This video captures a rare VHS-era intro to the E-Mu Morpheus and Z-Plane Synthesis.
Synthesist Gerry Bassermann discusses the Morpheus hardware and then digs into creating sounds with it.
The Z-Plane Filter, introduced with the Morpheus, lets you control the characteristics of the filter precisely, including frequency, bandwidth and degree of peak. This lets you get a wide variety of filter effects and also lets you morph between filter settings.
via Ran Jurgenson
About as difficult to use as the Yamaha Fs1R.
Nice video of a great synth that was incredibly exciting at the time.
Only problem is an apparent bug or glitch in the legato/solo mode which means it’s not really useable for lead sounds.
Nostalgia
When instructional videos were fun.
Shame this technology morphed out real quick.

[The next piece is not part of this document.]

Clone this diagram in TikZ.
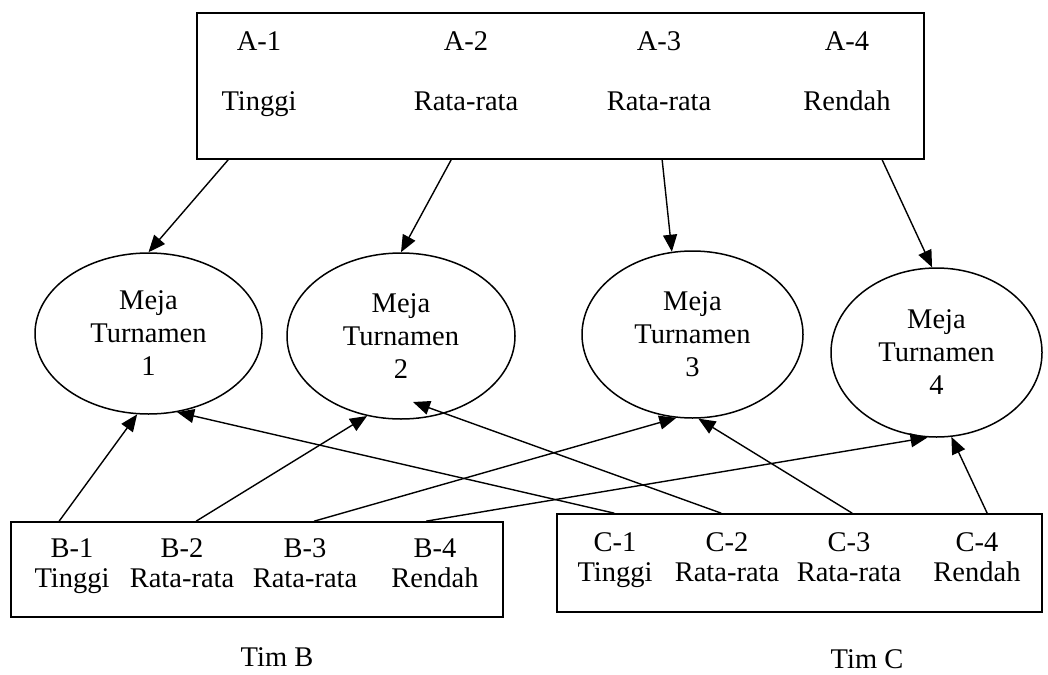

The sound module and workstation era, that market was pretty saturated back then.
I remember Dave Bristow demoing this at a trade show in Rotterdam.
If it looks familiar here’s why…
https://youtu.be/utm5WLbZvJI
I got an Audity 2000 (still waiting for the plug in expansion boards) and I found the filters underwhelming considering how they were sold to us
The concept is still cool. The sounds are still meh.
I just ran across this VHS last night while searching for some old sample disks. Definitely one of my favorite modules from the past.
Eight-point function generators, controlling loop points for the on-board samples, a modulation matrix, 7 stereo resonant filters per voice, external signal routing, and some expansion via the internal ROM slot, not to mention the external ROM card. There’s a lot of potential that can get overlooked. This is probably due to the tiny UI.
I think it’s not terribly easy to work with, but it’s not as lackluster as may appear on first look.